Morocco and Tanzania: first in assessing local democracy from a gender perspective
In early 2014 the Tanzanian Centre for Democracy (TCD) – an organization bringing together all political parties to promote multi-party democracy– completed an assessment of local democracy from a gender perspective using International IDEA’s State of Local Democracy (SoLD) assessment framework. Simultaneously, the Association Marocaine de Solidarité et de Développement (AMSED) completed its own local democracy assessment in Morocco.
Both these State of Local Democracy Assessments allowed citizens to identify gender based forms of exclusion from participatory and representative processes, as well as common democratic challenges and advancements in the community. The assessments were initiated in late 2012, and followed by a year of research, citizen consultations and dialogue. Both reports were discussed and validated by representatives from political and civic leaders at national and community level at the end of 2013, with the dissemination of the reports planned to take place by March 2014.
Workshop in Ouarzazate, Morocco. Photo ©: Brechtje Kemp/IDEA
In Morocco, the assessment focused on two regions: Taza El Houceima Taounate and Souss massa Draa. The findings revealed that women experience far more limitations on their ability to run for locally elected office (e.g. due to high costs of elections and societal gender stereotypes), and when elected, are considered to be secondary or less important than their male counterparts.
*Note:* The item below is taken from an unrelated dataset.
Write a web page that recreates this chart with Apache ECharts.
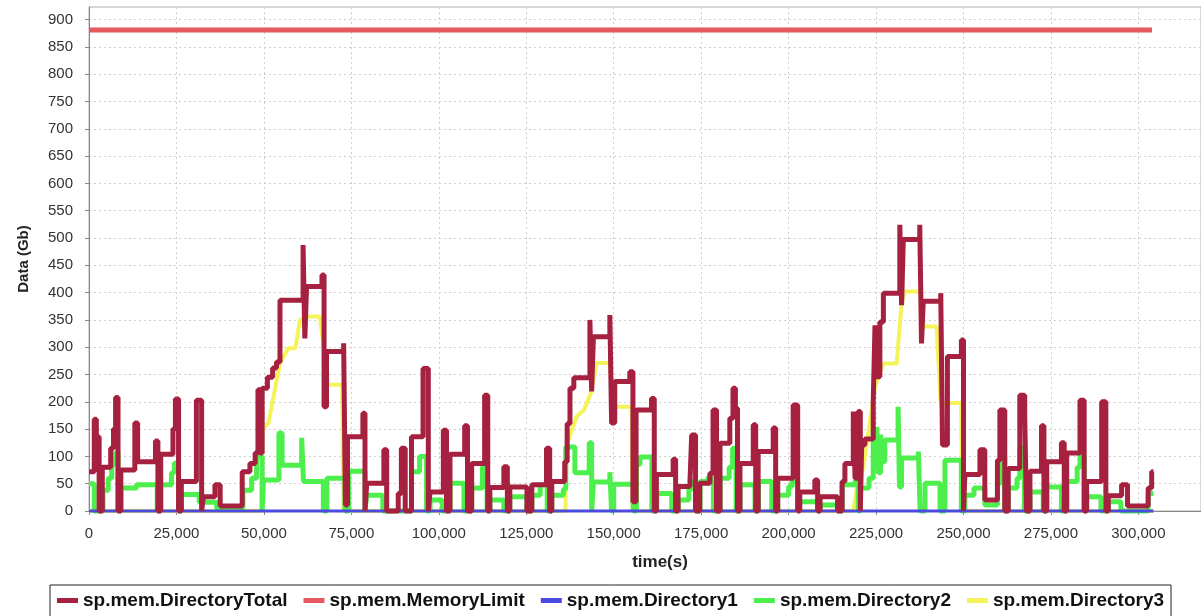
<!DOCTYPE html>
<html><head><meta charset="utf-8">
<script src="https://cdn.jsdelivr.net/npm/echarts@6/dist/echarts.min.js"></script>
<style>html,body{margin:0;padding:0;background:#fff}#c{width:1201px;height:616px}</style>
</head><body><div id="c"></div>
<script>
const seriesNames = ['sp.mem.DirectoryTotal','sp.mem.MemoryLimit','sp.mem.Directory1','sp.mem.Directory2','sp.mem.Directory3'];
const xTicks = [0,25000,50000,75000,100000,125000,150000,175000,200000,225000,250000,275000,300000];
const yTicks = [0,50,100,150,200,250,300,350,400,450,500,550,600,650,700,750,800,850,900];

// [time(s), Gb] — value holds until the next point (step)
const directoryTotal = [
 [0,72],[1500,168],[2100,136],[2900,0],[3800,80],[6200,115],[7000,150],[7600,208],[8300,0],[9100,75],
 [13100,161],[13900,90],[19000,128],[19700,0],[20500,104],[24000,150],[24700,205],[25600,0],[26400,54],
 [30700,203],[32200,0],[32700,26],[36000,48],[37500,9],[43800,72],[46000,87],[47500,106],[48300,222],
 [48900,106],[49500,225],[51000,245],[52500,262],[53600,273],[54600,386],[61200,487],[61700,316],[62200,411],
 [66600,432],[67200,191],[67900,292],[72800,307],[73300,11],[73900,136],[78300,179],[78900,0],[79400,51],
 [84300,112],[85100,0],[88400,32],[89300,115],[90400,0],[92200,136],[95500,261],[97000,0],[97500,35],
 [101300,148],[102200,0],[103200,104],[107400,156],[108200,0],[109400,87],[113100,212],[114000,0],[114600,43],
 [118600,81],[119600,0],[120300,44],[125200,0],[126600,48],[130800,115],[131700,0],[132300,54],[136000,90],
 [136700,160],[137500,225],[138600,244],[143200,350],[143700,219],[144200,319],[148900,359],[149400,161],
 [150300,237],[154600,255],[155500,17],[156400,185],[160800,206],[161600,0],[162200,67],[167000,95],[167700,0],
 [168400,45],[171800,54],[172300,139],[173400,0],[174600,51],[177500,69],[178400,185],[179400,0],[180400,124],
 [183200,170],[184100,225],[184800,188],[185400,0],[186100,87],[189900,158],[190600,0],[191300,109],[195600,152],
 [196300,0],[196900,60],[201300,194],[202600,0],[203200,35],[207500,57],[208300,0],[209000,26],[214000,0],
 [215300,54],[216100,87],[218500,182],[219000,60],[219900,182],[220500,0],[220900,121],[221800,132],[224200,200],
 [224700,340],[225200,246],[226100,346],[227100,399],[231800,524],[232300,377],[232800,497],[237500,524],
 [238000,307],[238500,384],[243500,399],[244000,121],[245400,283],[249400,313],[250000,0],[250400,67],
 [254700,112],[256100,20],[259700,93],[260400,185],[261800,0],[262800,78],[266100,212],[267500,176],[268000,0],
 [269000,73],[272300,156],[273000,0],[273800,90],[278000,125],[278800,0],[279500,106],[283300,203],[284500,0],
 [285200,54],[289500,200],[290700,0],[291400,28],[295200,48],[296900,9],[302800,42],[303800,72],[304300,72]
];
const memoryLimit = [[0,881],[303900,881]];
const directory1 = [[0,0],[304300,0]];
const directory2 = [
 [0,50],[1500,0],[4000,38],[5500,60],[6500,85],[7400,106],[8300,0],[9100,42],[13600,48],[19500,0],[20500,48],
 [23600,70],[24400,88],[25600,0],[26400,30],[31500,16],[36500,5],[44000,38],[46500,60],[47900,100],[49500,0],
 [49900,57],[54300,143],[55200,84],[60800,134],[61300,54],[67000,0],[68000,60],[73200,0],[74200,73],[78900,0],
 [79400,29],[84000,0],[92200,72],[94500,100],[96500,0],[97500,20],[101000,0],[103200,51],[107200,0],[109400,42],
 [112500,81],[113800,0],[114600,20],[118600,0],[120300,26],[125200,0],[126600,29],[129000,48],[131000,0],
 [132300,29],[135600,40],[136300,117],[138900,70],[143000,125],[143700,0],[144200,53],[148900,71],[149400,0],
 [150000,49],[155600,0],[156500,85],[157500,99],[160900,0],[162300,32],[166600,0],[168500,20],[171500,40],
 [172300,54],[173400,0],[174700,54],[177000,62],[178500,0],[180400,60],[183000,80],[184000,115],[185000,0],
 [186100,48],[190400,0],[191400,54],[195200,0],[196900,29],[200000,45],[201000,54],[202600,0],[202800,17],
 [208300,0],[209000,11],[214000,0],[215300,48],[219000,55],[219900,0],[220500,42],[223000,60],[224200,150],
 [224600,80],[225200,154],[225700,70],[226300,140],[226800,90],[227500,130],[231300,191],[231700,44],[232300,97],
 [237100,109],[237600,0],[239000,51],[243300,0],[244700,93],[249400,0],[250400,29],[253000,42],[255200,40],
 [256100,11],[259700,50],[260500,100],[261800,0],[262800,42],[265300,60],[266100,115],[267400,0],[269000,35],
 [272800,0],[273800,44],[278000,0],[279500,54],[282500,80],[283300,102],[284500,0],[285200,26],[289300,0],
 [291400,17],[295000,0],[302800,32],[304300,32]
];
const directory3 = [
 [0,0],[49300,0],[49600,150],[51300,161],[54600,271],[57000,298],[59000,298],[60300,350],[62700,356],[66000,356],
 [68400,231],[72400,231],[72700,0],[136200,0],[136500,120],[139400,173],[141500,185],[143500,216],[145100,271],
 [148900,271],[150200,191],[155200,191],[155400,0],[218500,0],[219500,40],[221400,81],[224700,228],[227100,270],
 [230900,270],[232300,380],[233300,402],[237600,402],[238500,338],[242300,338],[243500,198],[249300,198],
 [249600,0],[304300,0]
];

const colors = ['#a6213f','#e65a5f','#4a4ae0','#4def4d','#f4f45a'];
const chart = echarts.init(document.getElementById('c'), null, {renderer:'canvas'});
const fmt = v => Number(v).toLocaleString('en-US');
const lineSeries = (name, data, color, width, z, step) => ({
  name, type:'line', data, step: step ? 'end' : false, showSymbol:false, symbol:'none', clip:false, z,
  itemStyle:{color}, lineStyle:{color, width}, animation:false
});
chart.setOption({
  backgroundColor:'#fff',
  animation:false,
  grid:{left:89, right:0, top:7, bottom:105, show:true, borderColor:'#b0b0b0', borderWidth:1},
  xAxis:{
    type:'value', min:0, max:317900, interval:25000, offset:9,
    name:'time(s)', nameLocation:'middle', nameGap:34,
    nameTextStyle:{fontFamily:'Liberation Sans', fontWeight:'bold', fontSize:17, color:'#222', padding:[0,0,0,30]},
    axisLine:{show:true, lineStyle:{color:'#888', width:1}},
    axisTick:{show:true, length:4, lineStyle:{color:'#888'}, customValues:xTicks},
    axisLabel:{fontFamily:'Liberation Sans', fontSize:15, color:'#333', margin:6, formatter:fmt, customValues:xTicks},
    splitLine:{show:true, lineStyle:{color:'#cfcfcf', type:[2,3], width:1}}
  },
  yAxis:{
    type:'value', min:0, max:923, interval:50, offset:8,
    name:'Data (Gb)', nameLocation:'middle', nameGap:50, nameRotate:90,
    nameTextStyle:{fontFamily:'Liberation Sans', fontWeight:'bold', fontSize:15, color:'#222'},
    axisLine:{show:true, lineStyle:{color:'#888', width:1}},
    axisTick:{show:true, length:4, lineStyle:{color:'#888'}, customValues:yTicks},
    axisLabel:{fontFamily:'Liberation Sans', fontSize:15, color:'#333', margin:8, customValues:yTicks},
    splitLine:{show:true, lineStyle:{color:'#cfcfcf', type:[2,3], width:1}}
  },
  legend:{
    data:seriesNames, left:50, top:585, orient:'horizontal',
    icon:'rect', itemWidth:21, itemHeight:5, itemGap:16,
    borderColor:'#222', borderWidth:1, padding:[6,7,20,7],
    textStyle:{fontFamily:'Liberation Sans', fontWeight:'bold', fontSize:19, color:'#111'}
  },
  series:[
    lineSeries(seriesNames[0], directoryTotal, colors[0], 5, 5, true),
    lineSeries(seriesNames[1], memoryLimit, colors[1], 5, 6, false),
    lineSeries(seriesNames[2], directory1, colors[2], 3, 4, false),
    lineSeries(seriesNames[3], directory2, colors[3], 5, 3, true),
    lineSeries(seriesNames[4], directory3, colors[4], 4, 2, false)
  ]
});
</script></body></html>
Women were also found to be less engaged in local development processes compared with men, in the context of the overall low levels of public participation in public decision making.
Tanzania national validation workshop. Photo ©: Brechtje Kemp/IDEA
In Tanzania, the assessment was conducted in 8 regions across the mainland and in the western province of Zanzibar. Results pointed to the need to devise more democratic and effective ways of empowering women in locally elected bodies and address gender bias among political parties, which continue to be dominated by patriarchal norms and culture. The aggressive nature of politics, increased cost of electoral campaigns and electoral fraud were all found to disenfranchise women, weakening their voice and opportunities in political processes. As one Tanzanian politician stated during the national validation workshop, organized in November 2013 in Dar es Salaam:
‘If we want to change democracy vis-a-vis gender we have to change our attitudes and practice in our homes, starting today.’
Results and recommendations emanating from the assessments in Morocco and Tanzania are expected to contribute positively to the ongoing constitutional and political reform processes in both countries and foster democratic developments at the local and national level.
Gender-based SoLD assessments in Morocco and Tanzania also helped gather evidence and knowledge on both methodological approaches for mainstreaming gender aspects in citizen-led assessments as well as how assessment frameworks and outcomes can better reflect the different realities and experiences of democracy of women and men.
The assessment teams and the focus group discussions were designed to ensure equal representation of women and men, and gender aspects were integrated in the survey questionnaires, including questions of particular concern to women and men in local communities. These practices have been reflected in the revised State of Local Democracy Framework (2013).